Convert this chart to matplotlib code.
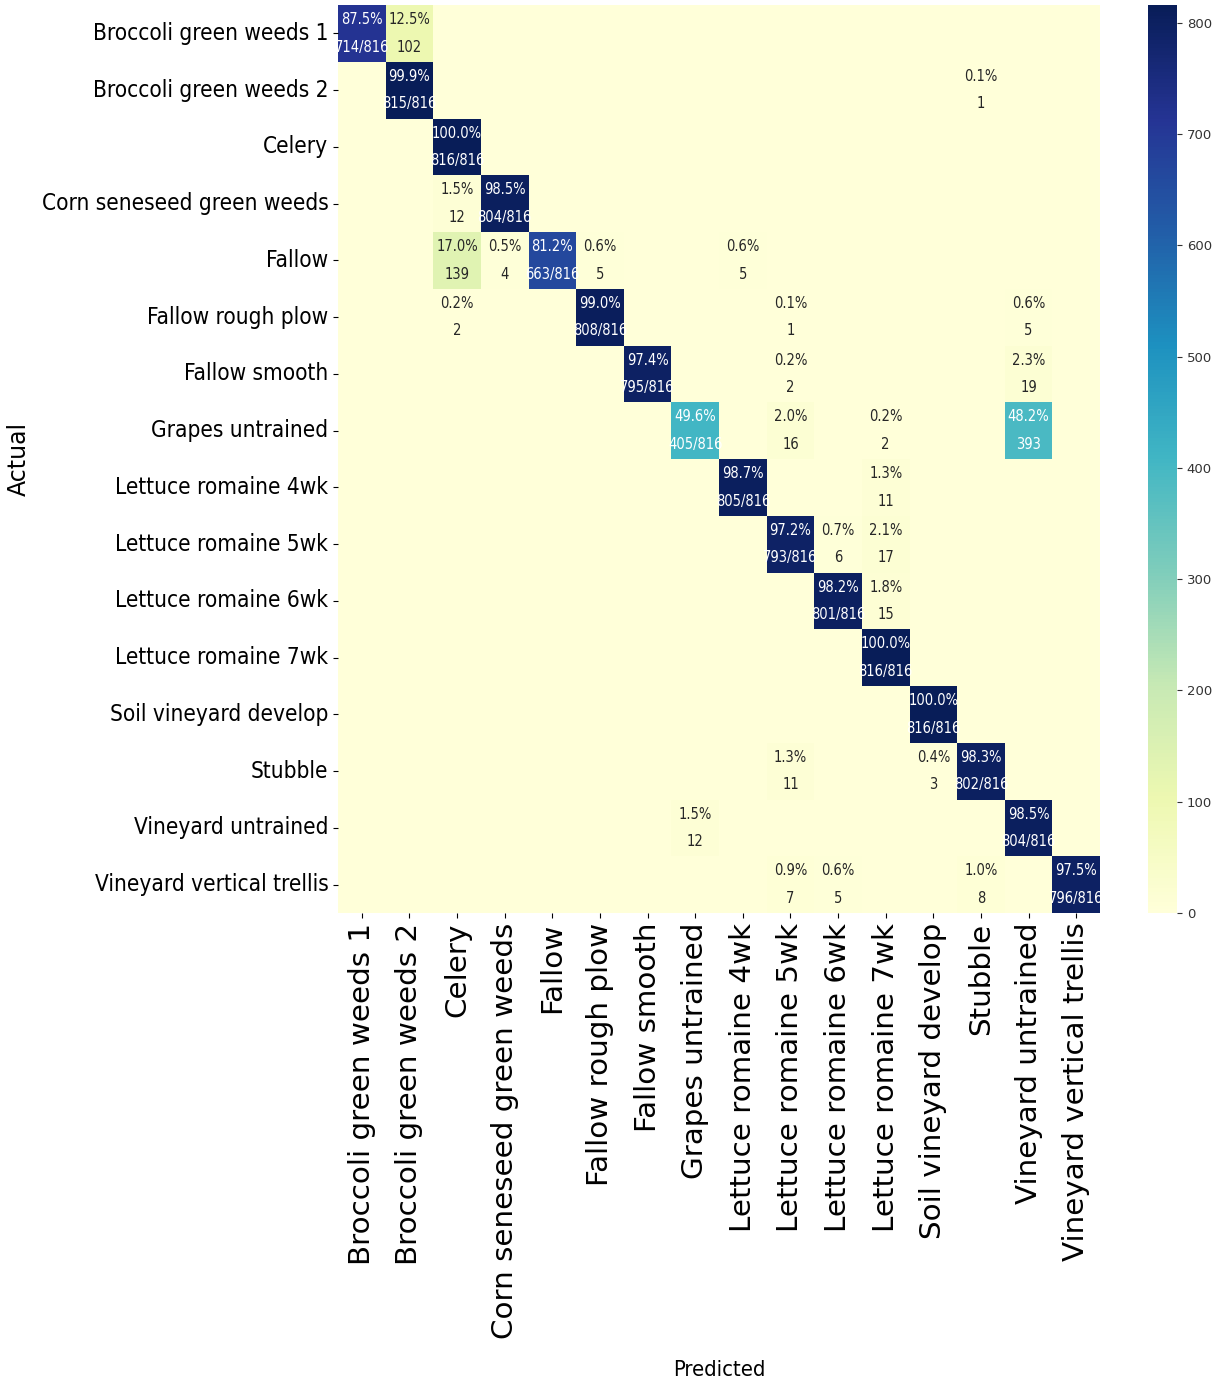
import numpy as np
import pandas as pd
import matplotlib
matplotlib.use("Agg")
import matplotlib.pyplot as plt
import seaborn as sns
from matplotlib import font_manager as fm

classes = ["Broccoli green weeds 1", "Broccoli green weeds 2", "Celery",
           "Corn seneseed green weeds", "Fallow", "Fallow rough plow",
           "Fallow smooth", "Grapes untrained", "Lettuce romaine 4wk",
           "Lettuce romaine 5wk", "Lettuce romaine 6wk", "Lettuce romaine 7wk",
           "Soil vineyard develop", "Stubble", "Vineyard untrained",
           "Vineyard vertical trellis"]

# rows = actual, columns = predicted
counts = [
    [714, 102,   0,   0,   0,   0,   0,   0,   0,   0,   0,   0,   0,   0,   0,   0],
    [  0, 815,   0,   0,   0,   0,   0,   0,   0,   0,   0,   0,   0,   1,   0,   0],
    [  0,   0, 816,   0,   0,   0,   0,   0,   0,   0,   0,   0,   0,   0,   0,   0],
    [  0,   0,  12, 804,   0,   0,   0,   0,   0,   0,   0,   0,   0,   0,   0,   0],
    [  0,   0, 139,   4, 663,   5,   0,   0,   5,   0,   0,   0,   0,   0,   0,   0],
    [  0,   0,   2,   0,   0, 808,   0,   0,   0,   1,   0,   0,   0,   0,   5,   0],
    [  0,   0,   0,   0,   0,   0, 795,   0,   0,   2,   0,   0,   0,   0,  19,   0],
    [  0,   0,   0,   0,   0,   0,   0, 405,   0,  16,   0,   2,   0,   0, 393,   0],
    [  0,   0,   0,   0,   0,   0,   0,   0, 805,   0,   0,  11,   0,   0,   0,   0],
    [  0,   0,   0,   0,   0,   0,   0,   0,   0, 793,   6,  17,   0,   0,   0,   0],
    [  0,   0,   0,   0,   0,   0,   0,   0,   0,   0, 801,  15,   0,   0,   0,   0],
    [  0,   0,   0,   0,   0,   0,   0,   0,   0,   0,   0, 816,   0,   0,   0,   0],
    [  0,   0,   0,   0,   0,   0,   0,   0,   0,   0,   0,   0, 816,   0,   0,   0],
    [  0,   0,   0,   0,   0,   0,   0,   0,   0,  11,   0,   0,   3, 802,   0,   0],
    [  0,   0,   0,   0,   0,   0,   0,  12,   0,   0,   0,   0,   0,   0, 804,   0],
    [  0,   0,   0,   0,   0,   0,   0,   0,   0,   7,   5,   0,   0,   8,   0, 796],
]

cm = np.array(counts)
row_sums = cm.sum(axis=1)
annot = np.empty_like(cm, dtype=object)
for i in range(cm.shape[0]):
    for j in range(cm.shape[1]):
        c = cm[i, j]
        p = c / row_sums[i] * 100
        if i == j:
            annot[i, j] = "%.1f%%\n%d/%d" % (p, c, row_sums[i])
        elif c == 0:
            annot[i, j] = ""
        else:
            annot[i, j] = "%.1f%%\n%d" % (p, c)

df = pd.DataFrame(cm, index=classes, columns=classes)
df.index.name = "Actual"
df.columns.name = "Predicted"

plt.rcParams["font.family"] = ["DejaVu Sans"]

W, H = 1221, 1387
fig = plt.figure(figsize=(W / 100, H / 100), dpi=100)
renderer = fig.canvas.get_renderer()

# the reference looks vertically stretched, so use a condensed face if there is one
has_cond = any(f.name == "DejaVu Sans" and f.stretch == "condensed"
               for f in fm.fontManager.ttflist)
narrow = "condensed" if has_cond else "normal"


def fit_size(text, target_px, stretch="normal"):
    t = fig.text(0, 0, text, fontsize=10, fontstretch=stretch)
    w = t.get_window_extent(renderer=renderer).width
    t.remove()
    return 10 * target_px / w


ylab_size = fit_size("Corn seneseed green weeds", 288, narrow)
xlab_size = fit_size("Corn seneseed green weeds", 415)
ann_size = fit_size("87.5%", 42, narrow)
ann_px = ann_size * 100 / 72
ann_ls = (26 / ann_px - 0.24) / 0.76

ax = fig.add_axes([338 / W, 1 - 913 / H, 762 / W, 908 / H])
cax = fig.add_axes([1148 / W, 1 - 913 / H, 29 / W, 908 / H])

sns.heatmap(df, annot=annot, fmt="", cmap="YlGnBu", ax=ax, cbar_ax=cax,
            annot_kws={"size": ann_size, "linespacing": ann_ls,
                       "fontstretch": narrow})

ax.set_yticklabels(classes, rotation=0, fontsize=ylab_size, fontstretch=narrow)
ax.set_xticklabels(classes, rotation=90, fontsize=xlab_size)
ax.set_xlabel("Predicted", fontsize=fit_size("Predicted", 93, narrow),
              fontstretch=narrow)
ax.set_ylabel("Actual", fontsize=17)
ax.xaxis.set_label_coords(0.5, -0.492)
ax.yaxis.set_label_coords(-0.403, 0.5)

cax.set_yticks(range(0, 801, 100))
cax.tick_params(labelsize=9.5, colors="#333333")

fig.savefig("out.png", dpi=100)
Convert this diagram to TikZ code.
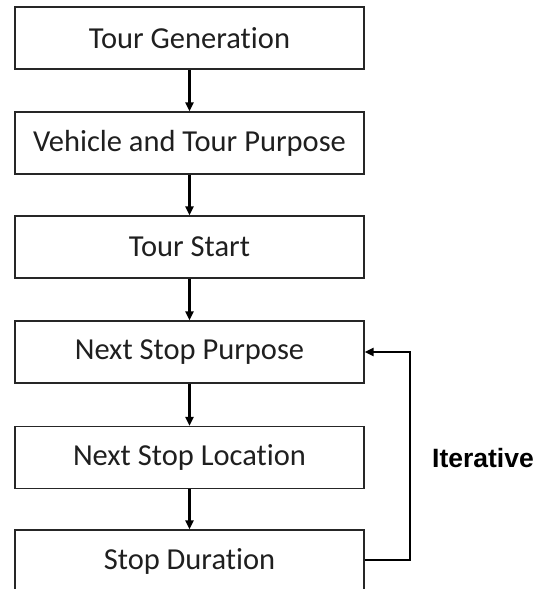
\documentclass[tikz,border=0pt]{standalone}
\usepackage{fontspec}
\setmainfont{Carlito}[Ligatures=CommonOff]
\newfontfamily\arialfont{Liberation Sans}
\usetikzlibrary{arrows.meta}
\begin{document}
\begin{tikzpicture}[x=1pt,y=-1pt,
  stepbox/.style={draw=black!85, line width=1.4pt, minimum width=349pt, minimum height=62pt,
    inner sep=0pt, font=\fontsize{30.5}{36}\selectfont, text=black!88},
  conn/.style={line width=2.4pt, -{Triangle[length=9pt,width=8pt]}}]
\useasboundingbox (0,0) rectangle (537,589);
\clip (0,0) rectangle (537,589);
\node[stepbox] (b1) at (189.5,38) {Tour Generation};
\node[stepbox] (b2) at (189.5,143) {Vehicle and Tour Purpose};
\node[stepbox] (b3) at (189.5,247) {Tour Start};
\node[stepbox] (b4) at (189.5,352) {Next Stop Purpose};
\node[stepbox] (b5) at (189.5,457.5) {Next Stop Location};
\node[stepbox] (b6) at (189.5,561) {Stop Duration};
\draw[conn] (b1) -- (b2);
\draw[conn] (b2) -- (b3);
\draw[conn] (b3) -- (b4);
\draw[conn] (b4) -- (b5);
\draw[conn] (b5) -- (b6);
\coordinate (r1) at (410,560);
\coordinate (r2) at (410,352);
\draw[conn] (b6.east |- r1) -- (r1) -- (r2) -- (b4.east);
\node[font=\arialfont\bfseries\fontsize{26.5}{30}\selectfont, anchor=west, inner sep=0pt] (it) at (432,458) {Iterative};
\end{tikzpicture}
\end{document}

::::::::::

> What the task requires:
Leave the pictures out, and print every line of the listing exactly as written.

> Task result:
Convert this chart to matplotlib code.
import numpy as np
import pandas as pd
import matplotlib
matplotlib.use("Agg")
import matplotlib.pyplot as plt
import seaborn as sns
from matplotlib import font_manager as fm

classes = ["Broccoli green weeds 1", "Broccoli green weeds 2", "Celery",
           "Corn seneseed green weeds", "Fallow", "Fallow rough plow",
           "Fallow smooth", "Grapes untrained", "Lettuce romaine 4wk",
           "Lettuce romaine 5wk", "Lettuce romaine 6wk", "Lettuce romaine 7wk",
           "Soil vineyard develop", "Stubble", "Vineyard untrained",
           "Vineyard vertical trellis"]

# rows = actual, columns = predicted
counts = [
    [714, 102,   0,   0,   0,   0,   0,   0,   0,   0,   0,   0,   0,   0,   0,   0],
    [  0, 815,   0,   0,   0,   0,   0,   0,   0,   0,   0,   0,   0,   1,   0,   0],
    [  0,   0, 816,   0,   0,   0,   0,   0,   0,   0,   0,   0,   0,   0,   0,   0],
    [  0,   0,  12, 804,   0,   0,   0,   0,   0,   0,   0,   0,   0,   0,   0,   0],
    [  0,   0, 139,   4, 663,   5,   0,   0,   5,   0,   0,   0,   0,   0,   0,   0],
    [  0,   0,   2,   0,   0, 808,   0,   0,   0,   1,   0,   0,   0,   0,   5,   0],
    [  0,   0,   0,   0,   0,   0, 795,   0,   0,   2,   0,   0,   0,   0,  19,   0],
    [  0,   0,   0,   0,   0,   0,   0, 405,   0,  16,   0,   2,   0,   0, 393,   0],
    [  0,   0,   0,   0,   0,   0,   0,   0, 805,   0,   0,  11,   0,   0,   0,   0],
    [  0,   0,   0,   0,   0,   0,   0,   0,   0, 793,   6,  17,   0,   0,   0,   0],
    [  0,   0,   0,   0,   0,   0,   0,   0,   0,   0, 801,  15,   0,   0,   0,   0],
    [  0,   0,   0,   0,   0,   0,   0,   0,   0,   0,   0, 816,   0,   0,   0,   0],
    [  0,   0,   0,   0,   0,   0,   0,   0,   0,   0,   0,   0, 816,   0,   0,   0],
    [  0,   0,   0,   0,   0,   0,   0,   0,   0,  11,   0,   0,   3, 802,   0,   0],
    [  0,   0,   0,   0,   0,   0,   0,  12,   0,   0,   0,   0,   0,   0, 804,   0],
    [  0,   0,   0,   0,   0,   0,   0,   0,   0,   7,   5,   0,   0,   8,   0, 796],
]

cm = np.array(counts)
row_sums = cm.sum(axis=1)
annot = np.empty_like(cm, dtype=object)
for i in range(cm.shape[0]):
    for j in range(cm.shape[1]):
        c = cm[i, j]
        p = c / row_sums[i] * 100
        if i == j:
            annot[i, j] = "%.1f%%\n%d/%d" % (p, c, row_sums[i])
        elif c == 0:
            annot[i, j] = ""
        else:
            annot[i, j] = "%.1f%%\n%d" % (p, c)

df = pd.DataFrame(cm, index=classes, columns=classes)
df.index.name = "Actual"
df.columns.name = "Predicted"

plt.rcParams["font.family"] = ["DejaVu Sans"]

W, H = 1221, 1387
fig = plt.figure(figsize=(W / 100, H / 100), dpi=100)
renderer = fig.canvas.get_renderer()

# the reference looks vertically stretched, so use a condensed face if there is one
has_cond = any(f.name == "DejaVu Sans" and f.stretch == "condensed"
               for f in fm.fontManager.ttflist)
narrow = "condensed" if has_cond else "normal"


def fit_size(text, target_px, stretch="normal"):
    t = fig.text(0, 0, text, fontsize=10, fontstretch=stretch)
    w = t.get_window_extent(renderer=renderer).width
    t.remove()
    return 10 * target_px / w


ylab_size = fit_size("Corn seneseed green weeds", 288, narrow)
xlab_size = fit_size("Corn seneseed green weeds", 415)
ann_size = fit_size("87.5%", 42, narrow)
ann_px = ann_size * 100 / 72
ann_ls = (26 / ann_px - 0.24) / 0.76

ax = fig.add_axes([338 / W, 1 - 913 / H, 762 / W, 908 / H])
cax = fig.add_axes([1148 / W, 1 - 913 / H, 29 / W, 908 / H])

sns.heatmap(df, annot=annot, fmt="", cmap="YlGnBu", ax=ax, cbar_ax=cax,
            annot_kws={"size": ann_size, "linespacing": ann_ls,
                       "fontstretch": narrow})

ax.set_yticklabels(classes, rotation=0, fontsize=ylab_size, fontstretch=narrow)
ax.set_xticklabels(classes, rotation=90, fontsize=xlab_size)
ax.set_xlabel("Predicted", fontsize=fit_size("Predicted", 93, narrow),
              fontstretch=narrow)
ax.set_ylabel("Actual", fontsize=17)
ax.xaxis.set_label_coords(0.5, -0.492)
ax.yaxis.set_label_coords(-0.403, 0.5)

cax.set_yticks(range(0, 801, 100))
cax.tick_params(labelsize=9.5, colors="#333333")

fig.savefig("out.png", dpi=100)
Convert this diagram to TikZ code.
\documentclass[tikz,border=0pt]{standalone}
\usepackage{fontspec}
\setmainfont{Carlito}[Ligatures=CommonOff]
\newfontfamily\arialfont{Liberation Sans}
\usetikzlibrary{arrows.meta}
\begin{document}
\begin{tikzpicture}[x=1pt,y=-1pt,
  stepbox/.style={draw=black!85, line width=1.4pt, minimum width=349pt, minimum height=62pt,
    inner sep=0pt, font=\fontsize{30.5}{36}\selectfont, text=black!88},
  conn/.style={line width=2.4pt, -{Triangle[length=9pt,width=8pt]}}]
\useasboundingbox (0,0) rectangle (537,589);
\clip (0,0) rectangle (537,589);
\node[stepbox] (b1) at (189.5,38) {Tour Generation};
\node[stepbox] (b2) at (189.5,143) {Vehicle and Tour Purpose};
\node[stepbox] (b3) at (189.5,247) {Tour Start};
\node[stepbox] (b4) at (189.5,352) {Next Stop Purpose};
\node[stepbox] (b5) at (189.5,457.5) {Next Stop Location};
\node[stepbox] (b6) at (189.5,561) {Stop Duration};
\draw[conn] (b1) -- (b2);
\draw[conn] (b2) -- (b3);
\draw[conn] (b3) -- (b4);
\draw[conn] (b4) -- (b5);
\draw[conn] (b5) -- (b6);
\coordinate (r1) at (410,560);
\coordinate (r2) at (410,352);
\draw[conn] (b6.east |- r1) -- (r1) -- (r2) -- (b4.east);
\node[font=\arialfont\bfseries\fontsize{26.5}{30}\selectfont, anchor=west, inner sep=0pt] (it) at (432,458) {Iterative};
\end{tikzpicture}
\end{document}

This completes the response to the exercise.